Boston Spaceships: Our Cubehouse Still Rocks

Robert Pollard’s recent promise to release five albums in 10 months was slightly ominous. The last two solo albums from the Guided By Voices frontman were dozy, crunchy affairs; Circus Devils’ stabs at spooky psychedelia have been touch-and-go; and Boston Spaceships—the collaboration with former GBV’er and Takeovers multi-instrumentalist Chris Slusarenko and The Decemberists’  John Moen—still had some proving to do, even though the group’s latest albums were bristly enough to scrub off any lingering traces of Brown Submarine’s gunk.

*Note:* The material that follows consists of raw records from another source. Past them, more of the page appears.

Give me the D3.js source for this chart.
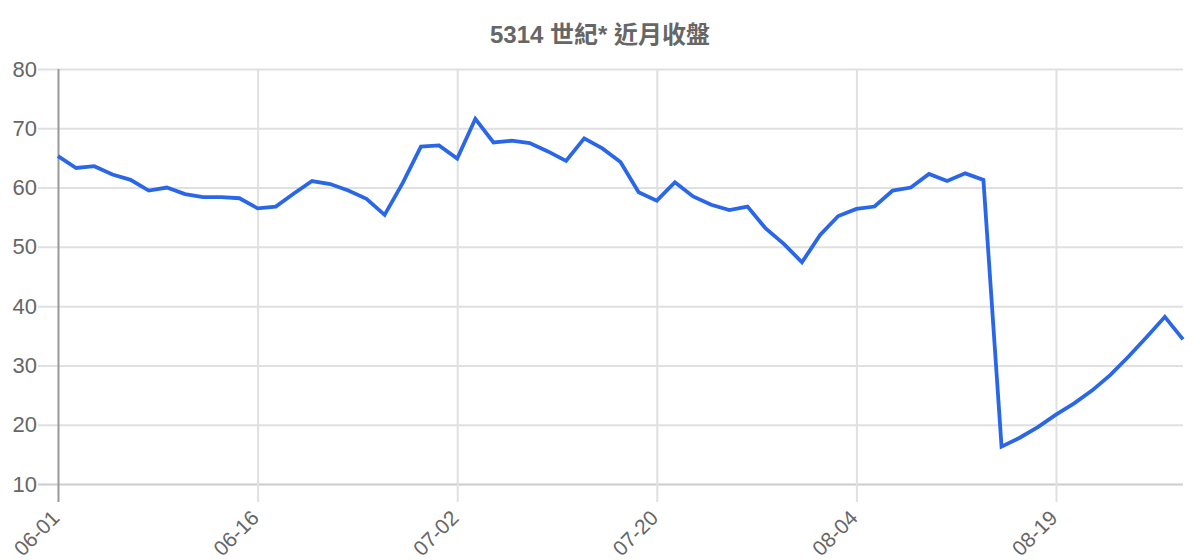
<!DOCTYPE html>
<html>
<head>
<meta charset="utf-8">
<script src="https://cdn.jsdelivr.net/npm/d3@7"></script>
<style>
  body { margin: 0; background: #fff; }
  text { font-family: "Liberation Sans", Arial, "Noto Sans CJK TC", sans-serif; }
</style>
</head>
<body>
<div id="chart"></div>
<script>
const title = "5314 世紀* 近月收盤";

const dates = [
  "06-01","06-02","06-03","06-04","06-05","06-08","06-09","06-10","06-11","06-12",
  "06-15","06-16","06-17","06-18","06-19","06-20","06-22","06-23","06-24","06-29",
  "06-30","07-01","07-02","07-06","07-07","07-08","07-09","07-10","07-13","07-14",
  "07-15","07-16","07-17","07-20","07-21","07-22","07-23","07-24","07-27","07-28",
  "07-29","07-30","07-31","08-03","08-04","08-05","08-06","08-07","08-10","08-11",
  "08-12","08-13","08-14","08-17","08-18","08-19","08-20","08-21","08-24","08-25",
  "08-26","08-27","08-28"
];

const closes = [
  65.3, 63.3, 63.6, 62.2, 61.3, 59.5, 60.0, 58.9, 58.4, 58.4,
  58.2, 56.5, 56.8, 59.0, 61.1, 60.6, 59.5, 58.1, 55.4, 60.8,
  66.9, 67.1, 64.9, 71.6, 67.6, 67.9, 67.5, 66.1, 64.5, 68.3,
  66.6, 64.3, 59.2, 57.8, 60.9, 58.5, 57.1, 56.2, 56.8, 53.1,
  50.5, 47.4, 52.0, 55.2, 56.4, 56.8, 59.5, 60.0, 62.3, 61.1,
  62.4, 61.3, 16.3, 17.8, 19.6, 21.7, 23.6, 25.8, 28.4, 31.5,
  34.8, 38.2, 34.4
];

const tickDates = ["06-01","06-16","07-02","07-20","08-04","08-19"];
const yTicks = [10, 20, 30, 40, 50, 60, 70, 80];

const width = 1200;
const height = 560;
const margin = {top: 69, right: 17, bottom: 76, left: 58};

const svg = d3.select("#chart")
  .append("svg").attr("width", width).attr("height", height);

const x = d3.scalePoint()
  .domain(dates)
  .range([margin.left, width - margin.right]);

const y = d3.scaleLinear()
  .domain([10, 80])
  .range([height - margin.bottom, margin.top]);

// title
svg.append("text")
  .attr("x", 600)
  .attr("y", 43)
  .attr("text-anchor", "middle")
  .attr("font-size", 24)
  .attr("font-weight", "bold")
  .attr("fill", "#666")
  .text(title);

// horizontal grid + y labels
const yAxis = d3.axisLeft(y)
  .tickValues(yTicks)
  .tickSize(0)
  .tickPadding(4)
  .tickFormat(d3.format("d"));

const gy = svg.append("g")
  .attr("transform", `translate(${margin.left - 20},0)`)
  .call(yAxis);
gy.select(".domain").remove();
gy.selectAll(".tick line")
  .attr("stroke", d => d === 10 ? "#ccc" : "#e0e0e0")
  .attr("stroke-width", 2)
  .attr("x1", 0)
  .attr("x2", width - margin.right - margin.left + 20);
gy.selectAll(".tick text")
  .attr("fill", "#666")
  .attr("font-size", 22)
  .attr("x", -1);

// vertical grid + x labels
const xAxis = d3.axisBottom(x)
  .tickValues(tickDates)
  .tickSize(height - margin.bottom - margin.top + 18)
  .tickSizeOuter(0);

const gx = svg.append("g")
  .attr("transform", `translate(0,${margin.top})`)
  .call(xAxis);
gx.select(".domain").remove();
gx.selectAll(".tick line")
  .attr("stroke", d => d === dates[0] ? "#999" : "#e0e0e0")
  .attr("stroke-width", 2);
gx.selectAll(".tick text")
  .attr("fill", "#666")
  .attr("font-size", 21)
  .attr("text-anchor", "end")
  .attr("y", 0)
  .attr("dy", "0.35em")
  .attr("transform", `translate(-3,${height - margin.bottom - margin.top + 30}) rotate(-45)`);

// left axis line sits above the horizontal gridlines
gx.raise();

// close line
const line = d3.line()
  .x((d, i) => x(dates[i]))
  .y(d => y(d));

svg.append("path")
  .datum(closes)
  .attr("fill", "none")
  .attr("stroke", "#2a67e8")
  .attr("stroke-width", 3.8)
  .attr("stroke-linejoin", "miter")
  .attr("d", line);
</script>
</body>
</html>
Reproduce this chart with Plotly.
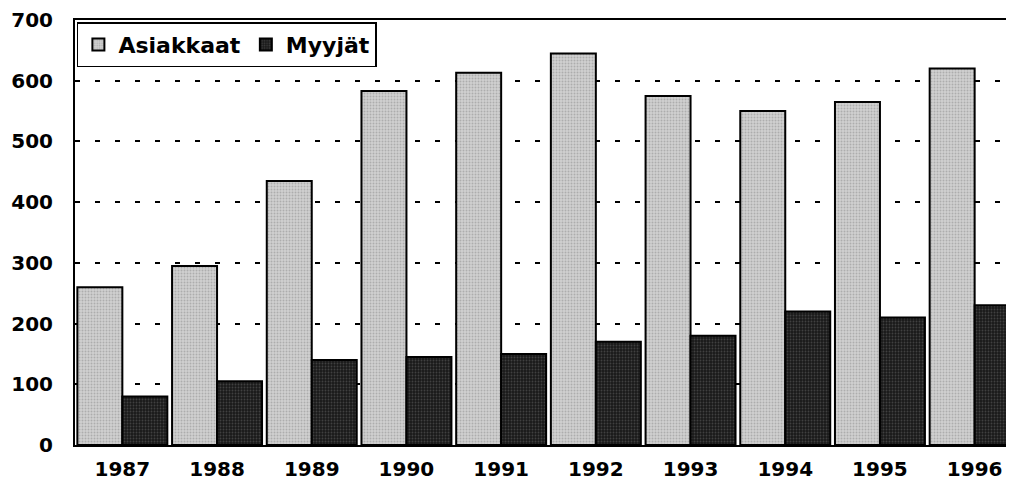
import plotly.graph_objects as go

years = ["1987", "1988", "1989", "1990", "1991", "1992", "1993", "1994", "1995", "1996"]
asiakkaat = [260, 295, 435, 583, 613, 645, 575, 550, 565, 620]
myyjat = [80, 105, 140, 145, 150, 170, 180, 220, 210, 230]
y_ticks = [0, 100, 200, 300, 400, 500, 600, 700]

font_family = "DejaVu Sans, Arial, sans-serif"

fig = go.Figure()
fig.add_trace(go.Bar(
    x=years, y=asiakkaat, name="Asiakkaat",
    marker=dict(color="#c4c4c4", line=dict(color="black", width=2),
                pattern=dict(shape=".", fgcolor="#8a8a8a", bgcolor="#d0d0d0", size=3, solidity=0.35)),
))
fig.add_trace(go.Bar(
    x=years, y=myyjat, name="Myyjät",
    marker=dict(color="#2a2a2a", line=dict(color="black", width=2),
                pattern=dict(shape=".", fgcolor="#666666", bgcolor="#1a1a1a", size=3, solidity=0.3)),
))

# page has an 8px body margin: offset the figure so the plot lands where the reference has it
fig.update_layout(
    width=1014, height=481,
    margin=dict(l=67, r=0, t=12, b=44),
    paper_bgcolor="white", plot_bgcolor="white",
    barmode="group", bargap=0.05, bargroupgap=0.0,
    font=dict(family=font_family, size=20, color="black"),
    legend=dict(
        orientation="h", x=0.002, y=0.995, xanchor="left", yanchor="top",
        bgcolor="white", bordercolor="black", borderwidth=1.5,
        font=dict(family=font_family, size=22, color="black", weight="bold"),
        itemwidth=30, tracegroupgap=0,
    ),
    showlegend=True,
)
fig.update_xaxes(
    range=[-0.5, 9.5],
    showline=True, linecolor="black", linewidth=2, mirror=True,
    showgrid=False, ticks="", ticklabelstandoff=5,
    tickfont=dict(family=font_family, size=20, color="black", weight="bold"),
)
fig.update_yaxes(
    range=[0, 700], tickvals=y_ticks, ticktext=[str(v) for v in y_ticks],
    showline=True, linecolor="black", linewidth=2,
    showgrid=True, gridcolor="black", gridwidth=2, griddash="5px,15px",
    zeroline=False, ticks="", ticklen=0, ticklabelstandoff=16,
    ticklabeloverflow="allow",
    tickfont=dict(family=font_family, size=20, color="black", weight="bold"),
)

fig.write_html("out.html")
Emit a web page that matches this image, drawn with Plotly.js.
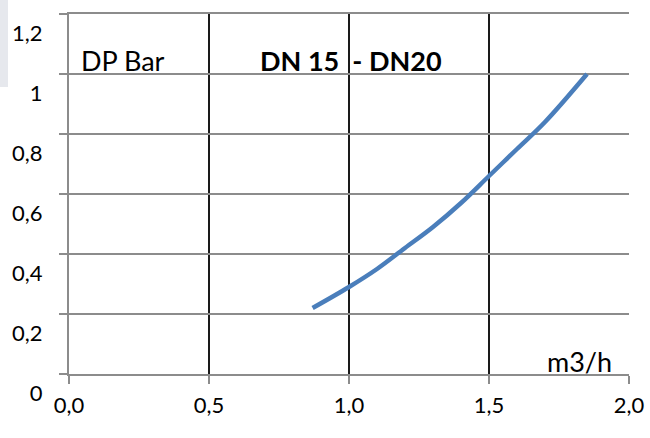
<!DOCTYPE html>
<html>
<head>
<meta charset="utf-8">
<script src="https://cdn.plot.ly/plotly-3.0.1.min.js"></script>
<style>
  html, body { margin: 0; padding: 0; background: #ffffff; }
  #chart { width: 650px; height: 438px; position: relative; }
  #corner { position: absolute; left: 0; top: 0; width: 8px; height: 87px; background: #e6e8ed; z-index: 5; }
</style>
</head>
<body>
<div id="chart"></div>
<div id="corner"></div>
<script>
// Flow (m3/h) and pressure drop (bar)
const flowValues = [0.87, 1.0, 1.1, 1.2, 1.3, 1.4, 1.5, 1.6, 1.7, 1.85];
const dpValues   = [0.22, 0.29, 0.35, 0.42, 0.49, 0.57, 0.66, 0.75, 0.84, 1.0];

// Tick positions and labels
const xTickVals = [0, 0.5, 1.0, 1.5, 2.0];
const xTickText = ["0,0", "0,5", "1,0", "1,5", "2,0"];
const yTickVals = [0, 0.2, 0.4, 0.6, 0.8, 1.0, 1.2];
const yTickText = ["0", "0,2", "0,4", "0,6", "0,8", "1", "1,2"];

// Text labels
const yUnitLabel = "DP Bar";
const chartLabel = "<b>DN 15\u00a0\u00a0- DN20</b>";
const xUnitLabel = "m3/h";

const fontFamily = "Lato, 'Open Sans', 'Liberation Sans', sans-serif";

const trace = {
  x: flowValues,
  y: dpValues,
  type: "scatter",
  mode: "lines",
  line: { color: "#4a7ebb", width: 4.5, shape: "spline", smoothing: 1 },
  hoverinfo: "skip",
  showlegend: false
};

const layout = {
  width: 650,
  height: 438,
  margin: { l: 69, r: 21, t: 14, b: 64, pad: 0 },
  paper_bgcolor: "#ffffff",
  plot_bgcolor: "#ffffff",
  font: { family: fontFamily, color: "#000000" },
  xaxis: {
    range: [0, 2.0],
    tickvals: xTickVals,
    ticktext: xTickText,
    showgrid: true,
    gridcolor: "#1a1a1a",
    gridwidth: 1.5,
    zeroline: false,
    showline: true,
    mirror: true,
    linecolor: "#8c8c8c",
    linewidth: 2,
    ticks: "outside",
    ticklen: 8,
    tickwidth: 2,
    tickcolor: "#8c8c8c",
    ticklabelstandoff: 3,
    tickfont: { family: fontFamily, size: 22, color: "#000000" },
    fixedrange: true
  },
  yaxis: {
    range: [0, 1.2],
    tickvals: yTickVals,
    ticktext: yTickText,
    showgrid: true,
    gridcolor: "#8c8c8c",
    gridwidth: 2,
    zeroline: false,
    showline: true,
    linecolor: "#8c8c8c",
    linewidth: 2,
    ticks: "outside",
    ticklen: 8,
    tickwidth: 2,
    tickcolor: "#8c8c8c",
    ticklabelstandoff: 12,
    ticklabelshift: 19,
    ticklabeloverflow: "allow",
    tickfont: { family: fontFamily, size: 22, color: "#000000" },
    fixedrange: true
  },
  annotations: [
    {
      text: yUnitLabel, xref: "x", yref: "y", x: 0.036, y: 1.0,
      xanchor: "left", yanchor: "bottom", yshift: -5, showarrow: false,
      font: { family: fontFamily, size: 27, color: "#000000" }
    },
    {
      text: chartLabel, xref: "x", yref: "y", x: 0.675, y: 1.0,
      xanchor: "left", yanchor: "bottom", yshift: -5, showarrow: false,
      font: { family: fontFamily, size: 27, color: "#000000" }
    },
    {
      text: xUnitLabel, xref: "x", yref: "y", x: 1.700, y: 0,
      xanchor: "left", yanchor: "bottom", yshift: -6, showarrow: false,
      font: { family: fontFamily, size: 27, color: "#000000" }
    }
  ]
};

Plotly.newPlot("chart", [trace], layout, { displayModeBar: false, staticPlot: true });
</script>
</body>
</html>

But Uncle Bob had the right idea when he promoted The Spaceships from one of his “postal-rock” bands to a living, breathing touring outfit, and Our Cubehouse Still Rocks, while less varied than Zero To 99, and without the sourpuss charm of Planets Are Blasted, is an anthem-heavy affair that’s both the band’s best work to date and Pollard’s most satisfying outing since From A Compound Eye. “Airwaves” is a handclap-accented T. Rex groove that pauses halfway through to scrape one of Marc Bolan’s chewing-gum-sticky guitar solos off its heel, and “Dunkirk Is Frozen” finds Pollard mugging as a Dum Dum Boy, freezer-burned vocals and all. Along with “John The Dwarf Wants To Become An Angel”—which really wants to become “Wrecking Now”—the rest of Cubehouse proves there’s enough juice left in the tank to fuel those next four releases.